HYSTERIA

Mit HYSTERIA präsentiert Mehmet Akif Büyükatalay (Oray) ein adrenalingetriebenes Werk, das sich nicht nur als intensiver Thriller, sondern auch als kluge Metareflexion über die Macht der Bilder und die Dynamik von Projektion und kollektiver Hysterie entpuppt. Subtil spielt der Regisseur mit dem Motiv des Film-im-Film und entfaltet ein dichtes, nervenaufreibendes Szenario, in dem Wahrnehmung und Wahrheit zunehmend verschwimmen.

Zwischen Filmset, Realität und eskalierender Hysterie

Im Mittelpunkt steht die junge Praktikantin Elif (Devrim Lingnau), die beim Dreh eines Films über den rechtsextremistischen Brandanschlag in Solingen ihre Chance nutzen will, im Filmgeschäft Fuß zu fassen. Regisseur Yigit (Serkan Kaya) und seine Produzentin und Lebensgefährtin Lilith (Nicolette Krebitz) haben für die Dreharbeiten Bewohner eines nahegelegenen Geflüchteten Heims als Komparsen engagiert, um Authentizität zu erzeugen. Doch ein Fund sorgt für Unruhe: Ein verbrannter Koran taucht nach einem emotionalen Drehtag auf und stürzt die Komparsen in Verwirrung und Misstrauen.

Als Elif, ohnehin überlastet, das analoge Filmmaterial zu Yigit und Lilith bringen soll, verliert sie den Wohnungsschlüssel. Aus Angst, ihr Missgeschick zuzugeben, sucht sie über einen Aushang Hilfe und verrät einem vermeintlichen Finder die Adresse. Die Nacht bringt neue Bedrohungen: In ihrer Verunsicherung bittet Elif den Komparsen Said (Mehdi Meskar), bei ihr zu bleiben. Am nächsten Morgen ist das Filmmaterial verschwunden – und die Situation eskaliert. Misstrauen, Verdächtigungen und unausgesprochene Konflikte schlagen in offene Konfrontationen um, politische und religiöse Differenzen prallen aufeinander.

© filmfaust

Ein Film als Spiegel gesellschaftlicher Bruchlinien

Mit präzisem Gespür für Atmosphäre, Dynamik und Eskalation entwirft Büyükatalay ein intensives Kammerspiel, das weit über seinen Plot hinausweist. HYSTERIA ist nicht nur ein Thriller über einen Diebstahl, sondern eine Reflexion darüber, wie Wahrnehmung manipuliert, Vertrauen erschüttert und gesellschaftliche Gräben sichtbar werden.

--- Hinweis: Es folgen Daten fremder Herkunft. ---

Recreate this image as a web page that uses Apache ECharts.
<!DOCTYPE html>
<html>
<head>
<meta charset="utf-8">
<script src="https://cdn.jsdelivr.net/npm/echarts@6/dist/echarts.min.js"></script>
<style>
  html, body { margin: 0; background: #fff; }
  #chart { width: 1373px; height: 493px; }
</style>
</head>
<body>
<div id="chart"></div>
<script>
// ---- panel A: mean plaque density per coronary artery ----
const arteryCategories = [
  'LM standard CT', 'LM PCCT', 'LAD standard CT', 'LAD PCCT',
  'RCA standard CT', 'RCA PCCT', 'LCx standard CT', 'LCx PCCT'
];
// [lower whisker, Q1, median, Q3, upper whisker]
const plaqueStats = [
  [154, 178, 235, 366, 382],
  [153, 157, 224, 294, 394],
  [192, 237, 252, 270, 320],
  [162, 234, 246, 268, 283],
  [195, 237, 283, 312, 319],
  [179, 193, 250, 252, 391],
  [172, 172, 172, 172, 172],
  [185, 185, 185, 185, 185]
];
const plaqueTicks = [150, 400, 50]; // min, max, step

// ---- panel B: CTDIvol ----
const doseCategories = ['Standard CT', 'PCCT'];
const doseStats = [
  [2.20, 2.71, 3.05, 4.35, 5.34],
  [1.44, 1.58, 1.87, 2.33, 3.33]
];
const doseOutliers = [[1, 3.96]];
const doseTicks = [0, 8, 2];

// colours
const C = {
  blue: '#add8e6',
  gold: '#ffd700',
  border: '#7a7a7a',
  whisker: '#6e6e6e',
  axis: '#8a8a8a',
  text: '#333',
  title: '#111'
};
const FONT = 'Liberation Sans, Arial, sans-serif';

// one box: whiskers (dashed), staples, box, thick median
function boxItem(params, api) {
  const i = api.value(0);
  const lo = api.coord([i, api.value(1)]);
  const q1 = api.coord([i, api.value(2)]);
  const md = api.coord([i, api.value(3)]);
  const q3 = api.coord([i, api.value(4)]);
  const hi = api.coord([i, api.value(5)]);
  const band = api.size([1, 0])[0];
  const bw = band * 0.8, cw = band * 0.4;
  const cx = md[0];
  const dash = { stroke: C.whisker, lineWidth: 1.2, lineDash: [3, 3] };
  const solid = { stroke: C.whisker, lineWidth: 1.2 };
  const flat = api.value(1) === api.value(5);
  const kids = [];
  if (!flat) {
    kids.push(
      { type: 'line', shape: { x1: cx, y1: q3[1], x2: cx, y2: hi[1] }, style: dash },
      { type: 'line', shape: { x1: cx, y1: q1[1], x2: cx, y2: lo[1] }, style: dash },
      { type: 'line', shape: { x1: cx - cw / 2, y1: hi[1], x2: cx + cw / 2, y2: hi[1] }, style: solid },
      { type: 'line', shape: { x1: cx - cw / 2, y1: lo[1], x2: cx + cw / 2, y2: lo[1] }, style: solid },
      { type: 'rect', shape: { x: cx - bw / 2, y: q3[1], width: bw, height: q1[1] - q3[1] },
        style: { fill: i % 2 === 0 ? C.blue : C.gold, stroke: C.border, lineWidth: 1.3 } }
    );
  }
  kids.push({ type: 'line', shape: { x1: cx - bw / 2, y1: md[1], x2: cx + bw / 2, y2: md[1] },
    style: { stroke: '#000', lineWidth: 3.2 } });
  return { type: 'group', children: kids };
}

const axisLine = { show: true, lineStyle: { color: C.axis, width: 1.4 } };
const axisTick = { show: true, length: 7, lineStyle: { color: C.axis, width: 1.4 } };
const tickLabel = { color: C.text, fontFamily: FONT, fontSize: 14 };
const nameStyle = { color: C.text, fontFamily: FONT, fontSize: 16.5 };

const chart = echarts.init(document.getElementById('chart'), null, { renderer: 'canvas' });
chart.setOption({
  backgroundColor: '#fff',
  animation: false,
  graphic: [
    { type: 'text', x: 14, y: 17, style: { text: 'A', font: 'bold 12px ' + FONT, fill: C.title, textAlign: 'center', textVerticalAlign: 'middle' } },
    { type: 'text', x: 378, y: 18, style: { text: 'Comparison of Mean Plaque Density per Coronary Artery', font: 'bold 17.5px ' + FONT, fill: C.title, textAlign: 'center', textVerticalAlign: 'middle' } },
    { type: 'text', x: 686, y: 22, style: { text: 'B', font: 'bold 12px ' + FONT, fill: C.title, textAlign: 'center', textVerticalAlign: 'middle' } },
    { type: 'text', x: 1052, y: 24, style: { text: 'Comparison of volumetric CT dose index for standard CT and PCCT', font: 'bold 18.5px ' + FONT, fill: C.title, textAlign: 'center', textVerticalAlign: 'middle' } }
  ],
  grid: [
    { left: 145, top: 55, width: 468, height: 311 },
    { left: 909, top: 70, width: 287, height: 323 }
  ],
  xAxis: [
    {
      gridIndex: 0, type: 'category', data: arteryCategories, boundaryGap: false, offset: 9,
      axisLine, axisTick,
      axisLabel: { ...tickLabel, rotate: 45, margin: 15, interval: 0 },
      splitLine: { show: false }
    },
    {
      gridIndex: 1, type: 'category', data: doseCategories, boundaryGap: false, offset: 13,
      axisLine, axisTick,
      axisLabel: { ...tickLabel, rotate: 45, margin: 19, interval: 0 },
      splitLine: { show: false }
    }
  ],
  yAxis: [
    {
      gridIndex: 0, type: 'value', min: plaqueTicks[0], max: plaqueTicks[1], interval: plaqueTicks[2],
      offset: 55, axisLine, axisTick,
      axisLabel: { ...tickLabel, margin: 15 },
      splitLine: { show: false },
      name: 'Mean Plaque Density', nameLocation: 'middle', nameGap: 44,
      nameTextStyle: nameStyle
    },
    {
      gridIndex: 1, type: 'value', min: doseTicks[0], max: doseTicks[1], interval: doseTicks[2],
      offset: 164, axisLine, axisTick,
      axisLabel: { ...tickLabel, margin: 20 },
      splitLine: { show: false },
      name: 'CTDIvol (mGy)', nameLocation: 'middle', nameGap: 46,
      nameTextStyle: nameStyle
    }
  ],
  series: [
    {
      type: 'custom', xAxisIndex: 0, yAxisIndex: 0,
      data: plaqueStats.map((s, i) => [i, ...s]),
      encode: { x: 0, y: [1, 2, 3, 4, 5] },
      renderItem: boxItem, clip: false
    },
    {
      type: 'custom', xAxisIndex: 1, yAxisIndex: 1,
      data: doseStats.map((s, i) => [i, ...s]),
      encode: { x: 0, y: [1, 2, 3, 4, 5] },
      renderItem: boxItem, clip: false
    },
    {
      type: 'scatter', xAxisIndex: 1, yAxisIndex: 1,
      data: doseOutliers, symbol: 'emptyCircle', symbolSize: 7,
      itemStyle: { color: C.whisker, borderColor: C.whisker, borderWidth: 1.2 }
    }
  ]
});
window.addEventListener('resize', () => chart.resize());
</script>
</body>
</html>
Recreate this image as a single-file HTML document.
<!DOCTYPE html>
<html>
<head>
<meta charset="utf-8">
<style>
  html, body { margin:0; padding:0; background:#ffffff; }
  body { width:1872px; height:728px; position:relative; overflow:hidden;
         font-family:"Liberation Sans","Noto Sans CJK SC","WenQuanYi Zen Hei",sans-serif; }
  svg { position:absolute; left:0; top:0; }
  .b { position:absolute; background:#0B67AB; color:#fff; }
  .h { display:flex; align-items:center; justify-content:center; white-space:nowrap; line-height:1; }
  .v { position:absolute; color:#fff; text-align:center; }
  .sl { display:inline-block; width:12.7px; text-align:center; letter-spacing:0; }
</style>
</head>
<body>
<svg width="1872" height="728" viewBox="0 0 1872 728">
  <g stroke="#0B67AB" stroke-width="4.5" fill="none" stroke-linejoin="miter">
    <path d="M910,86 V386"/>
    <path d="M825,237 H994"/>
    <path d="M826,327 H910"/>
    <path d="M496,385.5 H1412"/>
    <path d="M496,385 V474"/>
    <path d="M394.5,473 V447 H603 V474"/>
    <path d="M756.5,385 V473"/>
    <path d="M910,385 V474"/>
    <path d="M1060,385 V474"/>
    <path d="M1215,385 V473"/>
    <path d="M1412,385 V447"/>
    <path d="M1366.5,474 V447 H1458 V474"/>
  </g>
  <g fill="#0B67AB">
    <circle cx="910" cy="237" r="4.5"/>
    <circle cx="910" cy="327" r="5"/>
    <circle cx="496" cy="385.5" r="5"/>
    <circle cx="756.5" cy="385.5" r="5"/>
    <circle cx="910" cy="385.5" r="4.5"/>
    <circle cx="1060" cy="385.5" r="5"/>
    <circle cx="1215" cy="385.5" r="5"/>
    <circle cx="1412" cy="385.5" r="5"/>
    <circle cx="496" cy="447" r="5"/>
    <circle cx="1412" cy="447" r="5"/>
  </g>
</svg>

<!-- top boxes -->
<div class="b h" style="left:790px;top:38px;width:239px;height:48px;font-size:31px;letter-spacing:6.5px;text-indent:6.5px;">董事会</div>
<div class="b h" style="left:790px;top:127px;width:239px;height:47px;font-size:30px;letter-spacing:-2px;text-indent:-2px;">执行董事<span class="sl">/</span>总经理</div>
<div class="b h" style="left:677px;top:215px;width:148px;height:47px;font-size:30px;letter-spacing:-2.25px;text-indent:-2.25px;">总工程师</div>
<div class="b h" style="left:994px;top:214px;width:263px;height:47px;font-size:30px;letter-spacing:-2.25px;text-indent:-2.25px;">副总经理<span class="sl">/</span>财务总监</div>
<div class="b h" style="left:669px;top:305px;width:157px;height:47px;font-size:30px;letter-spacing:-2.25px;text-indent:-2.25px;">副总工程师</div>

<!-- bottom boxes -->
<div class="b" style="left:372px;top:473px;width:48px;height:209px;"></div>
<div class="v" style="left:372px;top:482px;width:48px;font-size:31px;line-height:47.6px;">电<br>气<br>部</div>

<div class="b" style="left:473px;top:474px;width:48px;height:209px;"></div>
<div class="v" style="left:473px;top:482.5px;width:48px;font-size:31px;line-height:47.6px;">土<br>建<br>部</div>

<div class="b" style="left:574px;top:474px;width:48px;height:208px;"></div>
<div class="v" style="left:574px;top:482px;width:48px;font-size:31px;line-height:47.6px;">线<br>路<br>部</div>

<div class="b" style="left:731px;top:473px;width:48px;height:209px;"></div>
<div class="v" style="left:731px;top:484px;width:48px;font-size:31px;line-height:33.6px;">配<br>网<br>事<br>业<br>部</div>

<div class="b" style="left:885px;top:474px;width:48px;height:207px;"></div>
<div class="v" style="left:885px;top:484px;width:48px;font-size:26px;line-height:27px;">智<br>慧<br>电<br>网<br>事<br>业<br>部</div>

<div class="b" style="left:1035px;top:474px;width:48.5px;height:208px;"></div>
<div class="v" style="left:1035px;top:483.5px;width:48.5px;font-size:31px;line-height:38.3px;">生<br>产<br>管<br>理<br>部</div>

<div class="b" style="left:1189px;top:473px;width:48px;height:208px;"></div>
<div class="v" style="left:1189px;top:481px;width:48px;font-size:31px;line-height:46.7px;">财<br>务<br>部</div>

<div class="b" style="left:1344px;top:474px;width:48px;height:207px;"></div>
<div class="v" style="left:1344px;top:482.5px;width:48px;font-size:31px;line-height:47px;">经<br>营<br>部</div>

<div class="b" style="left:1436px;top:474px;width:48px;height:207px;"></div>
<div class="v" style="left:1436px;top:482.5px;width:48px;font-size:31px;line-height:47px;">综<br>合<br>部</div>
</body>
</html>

Hauptdarstellerin Devrim Lingnau, die 2025 bei der Berlinale als European Shooting Star ausgezeichnet wurde, überzeugt in der Rolle der zwischen Überforderung und Selbstbehauptung taumelnden Elif. An ihrer Seite sorgen Nicolette Krebitz, Serkan Kaya und Mehdi Meskar für starke Akzente in einem Ensemble, das die Konflikte ebenso vielschichtig wie schmerzhaft greifbar macht.